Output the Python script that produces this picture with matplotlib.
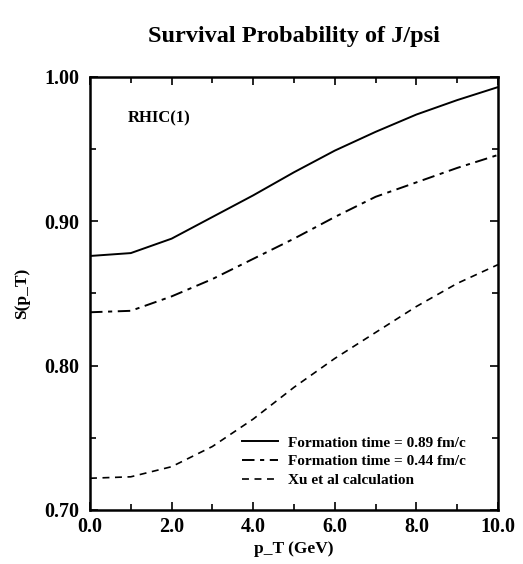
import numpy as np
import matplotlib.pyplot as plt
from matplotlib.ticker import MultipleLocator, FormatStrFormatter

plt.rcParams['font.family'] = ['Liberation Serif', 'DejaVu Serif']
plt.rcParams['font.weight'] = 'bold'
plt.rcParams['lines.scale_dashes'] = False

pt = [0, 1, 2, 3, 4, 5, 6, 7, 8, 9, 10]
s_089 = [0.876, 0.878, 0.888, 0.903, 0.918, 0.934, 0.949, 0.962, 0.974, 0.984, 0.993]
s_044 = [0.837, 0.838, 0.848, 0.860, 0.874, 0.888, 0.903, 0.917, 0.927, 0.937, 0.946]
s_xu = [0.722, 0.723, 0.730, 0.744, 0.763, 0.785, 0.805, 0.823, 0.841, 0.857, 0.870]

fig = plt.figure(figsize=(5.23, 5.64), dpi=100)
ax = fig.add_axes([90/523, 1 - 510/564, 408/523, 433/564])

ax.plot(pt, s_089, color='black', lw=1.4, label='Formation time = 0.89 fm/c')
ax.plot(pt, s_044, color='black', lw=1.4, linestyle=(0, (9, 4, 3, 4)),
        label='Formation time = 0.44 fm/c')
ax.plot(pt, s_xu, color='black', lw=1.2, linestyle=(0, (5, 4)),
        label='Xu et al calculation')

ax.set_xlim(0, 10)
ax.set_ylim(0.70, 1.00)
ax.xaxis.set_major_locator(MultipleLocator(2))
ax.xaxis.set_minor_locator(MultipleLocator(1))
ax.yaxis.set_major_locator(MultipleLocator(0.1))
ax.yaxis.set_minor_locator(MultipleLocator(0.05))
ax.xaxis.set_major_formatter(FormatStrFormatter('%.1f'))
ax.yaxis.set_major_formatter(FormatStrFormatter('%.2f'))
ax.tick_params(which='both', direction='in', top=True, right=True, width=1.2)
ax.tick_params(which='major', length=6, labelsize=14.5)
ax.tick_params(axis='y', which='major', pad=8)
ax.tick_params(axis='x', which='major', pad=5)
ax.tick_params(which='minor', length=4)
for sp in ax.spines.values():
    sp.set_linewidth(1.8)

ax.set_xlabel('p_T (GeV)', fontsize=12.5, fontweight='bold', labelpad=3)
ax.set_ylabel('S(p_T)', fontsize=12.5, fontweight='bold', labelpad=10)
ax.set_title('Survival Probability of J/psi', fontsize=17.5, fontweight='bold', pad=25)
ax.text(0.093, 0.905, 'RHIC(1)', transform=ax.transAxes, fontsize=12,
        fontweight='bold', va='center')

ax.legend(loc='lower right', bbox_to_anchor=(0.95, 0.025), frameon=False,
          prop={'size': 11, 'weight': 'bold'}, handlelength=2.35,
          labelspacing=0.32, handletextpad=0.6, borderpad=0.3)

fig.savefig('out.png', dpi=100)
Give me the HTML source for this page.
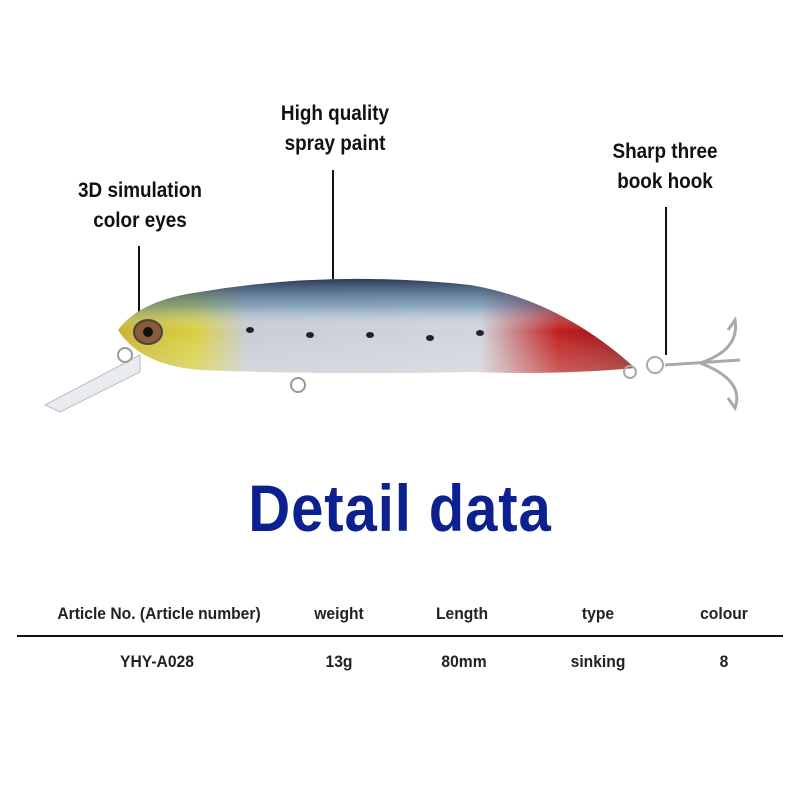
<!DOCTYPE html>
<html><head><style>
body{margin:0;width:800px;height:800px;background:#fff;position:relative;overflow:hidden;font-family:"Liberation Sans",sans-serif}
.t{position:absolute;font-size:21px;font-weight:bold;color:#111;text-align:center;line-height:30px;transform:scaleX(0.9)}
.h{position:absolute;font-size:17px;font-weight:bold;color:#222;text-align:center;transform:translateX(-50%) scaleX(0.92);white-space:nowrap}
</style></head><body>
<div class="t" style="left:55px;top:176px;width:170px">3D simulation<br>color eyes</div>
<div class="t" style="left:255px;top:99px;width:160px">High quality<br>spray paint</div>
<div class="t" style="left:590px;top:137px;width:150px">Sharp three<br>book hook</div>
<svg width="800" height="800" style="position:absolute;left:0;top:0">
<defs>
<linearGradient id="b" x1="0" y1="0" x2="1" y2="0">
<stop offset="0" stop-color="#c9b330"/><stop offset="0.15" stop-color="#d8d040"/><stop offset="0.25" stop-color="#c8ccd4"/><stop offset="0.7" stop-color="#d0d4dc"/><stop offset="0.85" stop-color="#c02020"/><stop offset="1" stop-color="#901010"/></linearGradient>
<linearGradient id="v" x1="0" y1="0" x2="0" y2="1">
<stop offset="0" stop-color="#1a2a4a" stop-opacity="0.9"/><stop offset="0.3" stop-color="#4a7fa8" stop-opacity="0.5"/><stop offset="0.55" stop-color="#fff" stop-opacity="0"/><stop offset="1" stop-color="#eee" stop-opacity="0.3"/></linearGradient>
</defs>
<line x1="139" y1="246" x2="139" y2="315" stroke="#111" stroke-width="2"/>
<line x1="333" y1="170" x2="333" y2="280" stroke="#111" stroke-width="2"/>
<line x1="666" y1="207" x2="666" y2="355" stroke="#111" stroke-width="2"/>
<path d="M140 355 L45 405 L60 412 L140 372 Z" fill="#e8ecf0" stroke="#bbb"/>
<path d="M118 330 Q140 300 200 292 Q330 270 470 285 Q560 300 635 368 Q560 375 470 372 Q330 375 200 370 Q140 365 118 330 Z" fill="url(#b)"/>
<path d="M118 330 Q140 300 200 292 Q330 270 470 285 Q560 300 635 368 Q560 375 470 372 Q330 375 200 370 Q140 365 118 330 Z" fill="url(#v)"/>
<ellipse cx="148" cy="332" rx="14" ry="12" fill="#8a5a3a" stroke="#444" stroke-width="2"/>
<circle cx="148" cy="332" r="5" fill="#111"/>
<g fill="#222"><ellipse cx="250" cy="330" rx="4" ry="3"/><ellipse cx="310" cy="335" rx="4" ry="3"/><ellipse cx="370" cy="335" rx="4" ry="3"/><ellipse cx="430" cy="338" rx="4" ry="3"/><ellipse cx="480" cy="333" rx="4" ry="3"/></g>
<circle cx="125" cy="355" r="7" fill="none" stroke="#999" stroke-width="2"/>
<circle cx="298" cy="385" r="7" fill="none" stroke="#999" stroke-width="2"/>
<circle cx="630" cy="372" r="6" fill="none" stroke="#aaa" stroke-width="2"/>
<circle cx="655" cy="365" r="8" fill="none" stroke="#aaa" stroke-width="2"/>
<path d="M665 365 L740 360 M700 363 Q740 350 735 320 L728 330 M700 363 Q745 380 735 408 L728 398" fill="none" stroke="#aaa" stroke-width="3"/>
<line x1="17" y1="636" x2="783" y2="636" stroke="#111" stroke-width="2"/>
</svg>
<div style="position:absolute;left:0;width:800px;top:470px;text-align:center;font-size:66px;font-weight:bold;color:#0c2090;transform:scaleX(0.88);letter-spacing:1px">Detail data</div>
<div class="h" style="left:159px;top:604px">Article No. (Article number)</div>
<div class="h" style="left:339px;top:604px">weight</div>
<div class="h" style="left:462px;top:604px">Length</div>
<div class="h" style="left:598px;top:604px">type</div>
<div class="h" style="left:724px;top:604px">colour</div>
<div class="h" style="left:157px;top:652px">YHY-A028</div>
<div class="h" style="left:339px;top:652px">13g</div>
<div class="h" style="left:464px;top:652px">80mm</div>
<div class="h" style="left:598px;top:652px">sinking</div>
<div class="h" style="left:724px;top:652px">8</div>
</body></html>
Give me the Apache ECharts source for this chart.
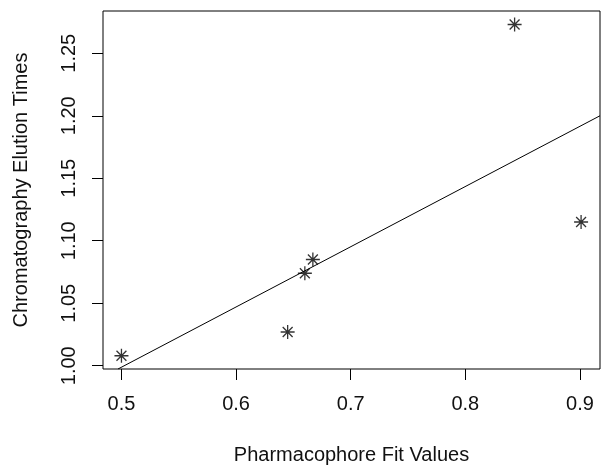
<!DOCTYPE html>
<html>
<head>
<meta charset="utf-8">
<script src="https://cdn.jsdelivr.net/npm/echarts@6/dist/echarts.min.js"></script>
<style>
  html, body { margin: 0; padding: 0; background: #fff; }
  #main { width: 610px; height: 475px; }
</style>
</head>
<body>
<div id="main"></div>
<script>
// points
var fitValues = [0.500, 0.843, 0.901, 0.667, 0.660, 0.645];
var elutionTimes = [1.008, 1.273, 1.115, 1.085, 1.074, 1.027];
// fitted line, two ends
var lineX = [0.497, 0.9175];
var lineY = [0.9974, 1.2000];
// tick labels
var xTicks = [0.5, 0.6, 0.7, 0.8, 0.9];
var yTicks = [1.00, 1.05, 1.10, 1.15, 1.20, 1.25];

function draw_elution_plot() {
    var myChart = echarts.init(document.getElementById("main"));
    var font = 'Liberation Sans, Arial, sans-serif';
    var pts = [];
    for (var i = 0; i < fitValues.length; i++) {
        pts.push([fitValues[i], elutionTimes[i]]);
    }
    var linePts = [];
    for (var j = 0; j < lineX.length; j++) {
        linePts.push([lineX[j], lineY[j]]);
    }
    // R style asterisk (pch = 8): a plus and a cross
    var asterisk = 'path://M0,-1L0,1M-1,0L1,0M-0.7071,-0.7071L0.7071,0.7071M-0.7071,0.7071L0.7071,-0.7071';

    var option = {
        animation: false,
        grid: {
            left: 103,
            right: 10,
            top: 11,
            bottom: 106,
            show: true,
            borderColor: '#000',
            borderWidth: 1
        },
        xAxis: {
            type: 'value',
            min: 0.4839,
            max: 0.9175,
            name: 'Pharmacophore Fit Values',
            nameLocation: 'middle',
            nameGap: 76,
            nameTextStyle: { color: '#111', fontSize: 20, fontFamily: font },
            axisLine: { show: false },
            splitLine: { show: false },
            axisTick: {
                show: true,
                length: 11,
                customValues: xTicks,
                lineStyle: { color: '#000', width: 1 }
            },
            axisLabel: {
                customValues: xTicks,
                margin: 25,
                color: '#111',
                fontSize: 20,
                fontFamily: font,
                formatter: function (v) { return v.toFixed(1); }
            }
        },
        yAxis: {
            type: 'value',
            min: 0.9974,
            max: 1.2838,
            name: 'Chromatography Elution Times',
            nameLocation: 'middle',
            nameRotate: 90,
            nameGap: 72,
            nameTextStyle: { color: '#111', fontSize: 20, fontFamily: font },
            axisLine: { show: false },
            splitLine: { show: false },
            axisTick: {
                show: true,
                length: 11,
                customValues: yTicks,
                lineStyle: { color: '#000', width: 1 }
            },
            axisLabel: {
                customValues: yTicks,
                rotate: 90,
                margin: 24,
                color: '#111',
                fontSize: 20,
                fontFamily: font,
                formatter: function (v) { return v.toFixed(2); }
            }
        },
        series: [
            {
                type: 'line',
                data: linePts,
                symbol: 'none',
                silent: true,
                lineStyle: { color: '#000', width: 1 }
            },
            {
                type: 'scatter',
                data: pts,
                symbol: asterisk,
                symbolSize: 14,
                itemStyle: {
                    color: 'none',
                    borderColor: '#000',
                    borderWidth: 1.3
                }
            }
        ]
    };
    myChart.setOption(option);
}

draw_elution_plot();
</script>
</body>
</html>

____

### AIM
Filter the entries down to the lines containing "matplotlib". Copy each of those lines.

### TASK OUTPUT
Output the Python script that produces this picture with matplotlib.
import matplotlib.pyplot as plt
from matplotlib.ticker import MultipleLocator, FormatStrFormatter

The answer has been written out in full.